Previously the plant had only been observed two times on the Kodiak Archipelago and once on the Kenai Peninsula. The first time it was identified by scientists was in the 1930s.
But this year Kodiak botanist Stacy Studebaker came across it three times in one summer. First on Sitkalidak Island and then close to Kodiak near the mouth of the Buskin River.
“Nobody knows much about it,” she said. “That’s what is so exciting about it. How does it disperse its seeds? How does it get pollinated when it is under water half the time? Is it an annual or a perennial? Nobody knows.”
Studebaker discovered the sessileleaf scurvygrass populations on Sitkalidak Island as part of her annual plant survey of a part of the Kodiak National Wildlife Refuge. She first found it in McCord Bay and then found it in similar habitat in Sitkalida Lagoon
The discovery on the Buskin River came by accident when she described the plant to refuge biologist Bill Pyle, who said the plant sounded like something he had seen before at the Buskin.
An investigation of the Buskin revealed a large population not far from the mouth of the river.
The search also found two other rare plants, the Alaska mist maiden and the popcorn flower, neither as rare as the scurvy grass.
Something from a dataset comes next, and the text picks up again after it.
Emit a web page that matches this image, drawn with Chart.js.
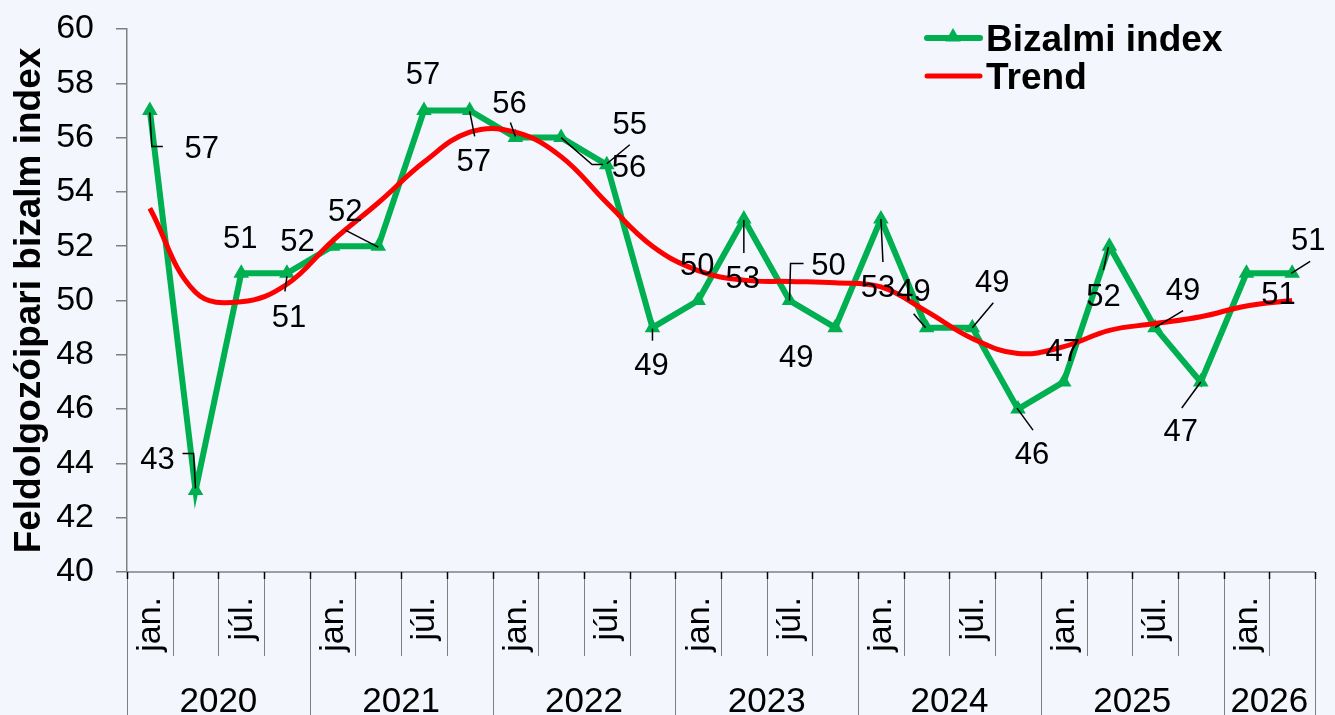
<!DOCTYPE html>
<html><head><meta charset="utf-8">
<script src="https://cdn.jsdelivr.net/npm/chart.js@4.4.1/dist/chart.umd.min.js"></script>
<style>html,body{margin:0;padding:0;background:#F3F6FD;overflow:hidden}#wrap{width:1335px;height:715px}</style>
</head><body><div id="wrap"><canvas id="c" width="1335" height="715"></canvas></div>
<script>
// ---- data ----
const years = ['2020','2021','2022','2023','2024','2025','2026'];
const yearCounts = [4,4,4,4,4,4,2];
const monthLabels = ['jan.','','júl.',''];
const categories = [
 '2020 jan.','2020 2','2020 júl.','2020 4',
 '2021 jan.','2021 2','2021 júl.','2021 4',
 '2022 jan.','2022 2','2022 júl.','2022 4',
 '2023 jan.','2023 2','2023 júl.','2023 4',
 '2024 jan.','2024 2','2024 júl.','2024 4',
 '2025 jan.','2025 2','2025 júl.','2025 4',
 '2026 jan.','2026 2'];
const bizalmi = [57,43,51,51, 52,52,57,57, 56,56,55,49, 50,53,50,49, 53,49,49,46, 47,52,49,47, 51,51];
const trend = [53.4,50.3,49.95,50.6, 52.2,53.6,55.1,56.2, 56.2,55.3,53.6,52.0, 51.1,50.75,50.7,50.65, 50.5,49.6,48.6,48.05, 48.3,48.9,49.15,49.4, 49.8,50.0];
const yTicks = {min:40, max:60, step:2};
const yTitle = 'Feldolgozóipari bizalm index';
const seriesNames = ['Bizalmi index','Trend'];

// ---- label layout (offsets in px from each point) ----
const labelOffsets = [[52,37],[-38,-33],[-1,-36],[2,43],[-35,-6],[-33,-36],[-1,-37],[4,50],[-6,-36],[68,28],[23,-42],[-1,36],[-1,-37],[-1,58],[39,-37],[-39,28],[-3,67],[-13,-38],[20,-47],[14,44],[-1,-32],[-6,49],[28,-39],[-20,48],[32,20],[16,-34]];
const leaders = [[[0,2],[2,36],[13,36]],[[-13,-37],[-2,-37],[0,-2]],null,[[0,3],[-2,18]],null,[[-33,-16],[0,1]],null,[[0,1],[5,26]],[[-5,-15],[0,-1]],[[0,0],[31,27],[42,27]],[[0,-1],[23,-20]],[[0,1],[0,13]],null,[[0,1],[0,34]],[[0,0],[1,-37],[14,-37]],null,[[0,0],[2,43]],[[-13,-14],[-1,0]],[[0,0],[21,-25]],[[-1,-1],[15,21]],null,[[-1,1],[-6,24]],[[0,0],[28,-17]],[[0,0],[-19,26]],null,[[-1,0],[18,-12]]];

const GREEN='#00B050', RED='#FF0000', BG='#F3F6FD', AXIS='#808080';
const FONT='"Liberation Sans", Arial, sans-serif';

const bgPlugin={id:'bg',beforeDraw(c){const x=c.ctx;x.save();x.fillStyle=BG;x.fillRect(0,0,c.width,c.height);x.restore();}};

const decoPlugin={id:'deco',
 afterDraw(chart){
  const ctx=chart.ctx, xs=chart.scales.x, ca=chart.chartArea;
  const n=categories.length, w=(ca.right-ca.left)/n;
  ctx.save();
  ctx.strokeStyle=AXIS; ctx.lineWidth=1.5;
  ctx.beginPath(); ctx.moveTo(ca.left,ca.bottom); ctx.lineTo(ca.right,ca.bottom); ctx.stroke();
  const yearStarts=[0]; yearCounts.forEach((c,i)=>yearStarts.push(yearStarts[i]+c));
  for(let i=0;i<=n;i++){
    const x=Math.round(ca.left+i*w)+0.5;
    const full=yearStarts.includes(i);
    ctx.strokeStyle=AXIS; ctx.lineWidth=1;
    ctx.beginPath(); ctx.moveTo(x,ca.bottom); ctx.lineTo(x,full?715:ca.bottom+84); ctx.stroke();
    ctx.strokeStyle='#000'; ctx.lineWidth=1.5;
    ctx.beginPath(); ctx.moveTo(x,ca.bottom); ctx.lineTo(x,ca.bottom+7); ctx.stroke();
  }
  ctx.fillStyle='#000'; ctx.font='34px '+FONT;
  for(let i=0;i<n;i++){
    const m=monthLabels[i%4]; if(!m) continue;
    const cx=xs.getPixelForValue(i);
    ctx.save(); ctx.translate(cx+1,ca.bottom+25); ctx.rotate(-Math.PI/2);
    ctx.textAlign='right'; ctx.textBaseline='middle'; ctx.fillText(m,0,0); ctx.restore();
  }
  ctx.font='35px '+FONT; ctx.textAlign='center'; ctx.textBaseline='alphabetic';
  years.forEach((y,k)=>{
    const cx=ca.left+(yearStarts[k]+yearCounts[k]/2)*w;
    ctx.fillText(y,cx,712);
  });
  ctx.save(); ctx.translate(40,(ca.top+ca.bottom)/2); ctx.rotate(-Math.PI/2);
  ctx.font='bold 37px '+FONT; ctx.textAlign='center'; ctx.textBaseline='alphabetic';
  ctx.fillText(yTitle,0,0); ctx.restore();
  const lx=927, lx2=980;
  ctx.lineCap='round';
  ctx.strokeStyle=GREEN; ctx.lineWidth=6; ctx.beginPath(); ctx.moveTo(lx,38); ctx.lineTo(lx2,38); ctx.stroke();
  ctx.fillStyle=GREEN; const tr=9, tcx=953, tcy=37;
  ctx.beginPath(); ctx.moveTo(tcx,tcy-tr); ctx.lineTo(tcx+tr*0.866,tcy+tr*0.5); ctx.lineTo(tcx-tr*0.866,tcy+tr*0.5); ctx.closePath(); ctx.fill();
  ctx.strokeStyle=RED; ctx.lineWidth=5; ctx.beginPath(); ctx.moveTo(lx,76); ctx.lineTo(lx2,76); ctx.stroke();
  ctx.fillStyle='#000'; ctx.font='bold 37px '+FONT; ctx.textAlign='left'; ctx.textBaseline='alphabetic';
  ctx.fillText(seriesNames[0],986,38+13); ctx.fillText(seriesNames[1],986,76+13);
  ctx.restore();
 },
 afterDatasetsDraw(chart){
  const ctx=chart.ctx, meta=chart.getDatasetMeta(1);
  ctx.save(); ctx.fillStyle='#000'; ctx.strokeStyle='#000'; ctx.lineWidth=1.5;
  ctx.font='31px '+FONT; ctx.textAlign='center'; ctx.textBaseline='alphabetic';
  meta.data.forEach((pt,i)=>{
    const L=leaders[i];
    if(L){ctx.beginPath(); L.forEach(([a,b],k)=>{k?ctx.lineTo(pt.x+a,pt.y+b):ctx.moveTo(pt.x+a,pt.y+b);}); ctx.stroke();}
    const [dx,dy]=labelOffsets[i];
    ctx.fillText(String(bizalmi[i]),pt.x+dx,pt.y+dy+11);
  });
  ctx.restore();
 }
};

new Chart(document.getElementById('c'),{
 type:'line',
 data:{labels:categories,datasets:[
  {label:seriesNames[1],data:trend,borderColor:RED,borderWidth:5,pointRadius:0,tension:0.4,fill:false,order:0},
  {label:seriesNames[0],data:bizalmi,borderColor:GREEN,backgroundColor:GREEN,borderWidth:6,pointStyle:'triangle',pointRadius:9,pointBorderWidth:0,pointBackgroundColor:GREEN,tension:0,fill:false,order:1}
 ]},
 options:{
  responsive:false,animation:false,devicePixelRatio:1,
  layout:{padding:{top:29,right:20,left:0,bottom:0}},
  plugins:{legend:{display:false},tooltip:{enabled:false}},
  scales:{
   x:{type:'category',offset:true,grid:{display:false},border:{display:false},ticks:{display:false},
      afterFit(s){s.height=143;s.paddingLeft=0;s.paddingRight=0;}},
   y:{min:yTicks.min,max:yTicks.max,
      ticks:{stepSize:yTicks.step,color:'#000',font:{family:FONT,size:34},padding:22},
      grid:{drawOnChartArea:false,tickLength:11,color:AXIS,lineWidth:1.5},
      border:{color:AXIS,width:1.5},
      afterFit(s){s.width=127;s.paddingTop=0;s.paddingBottom=0;}}
  }
 },
 plugins:[bgPlugin,decoPlugin]
});
</script></body></html>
Both have white flowers, although the popcorn flower has long skinny leaves while the Alaska mist maiden has large, scalloped leaves.
Studebaker said the presence of rare plants made her want to get more involved in a local conservation issue she was already watching closely, the planned expansion of the Kodiak State Airport runway.
The project is part of a required safety expansion to add buffer zones around airport runways. For the north-south runway the Federal Aviation Administration (FAA) is considering an alternative that would extend the land around the end of the runway by 1,200 feet toward the mouth of the Buskin.
Studebaker favors an alternative that would expand the runway toward the Coast Guard Base to the south. An expansion of the runway to the north would be devastating to the newly discovered plants, she said.
“They (the FAA) have this whole team of biologists and scientist who supposedly looked at this area,” she said. “They didn’t find the rare plants. That makes me wonder what else they might have missed.”
Studebaker wrote the FAA to tell the agency about the plant after her new discovery.
She has long been skeptical that an expansion toward the Buskin could be done without harming the river’s salmon run.
The FAA has been working on its environmental impact statement for the project since 2007. It recently announced it is going to push back its public release of a draft environmental impact study from fall 2010 to some time in the first half of 2011.
The sessileleaf scurvygrass is not considered an endangered species because so little is known about it. But it is in the category of rarest plants on the Alaska Natural Heritage Program rare vascular plant tracking list.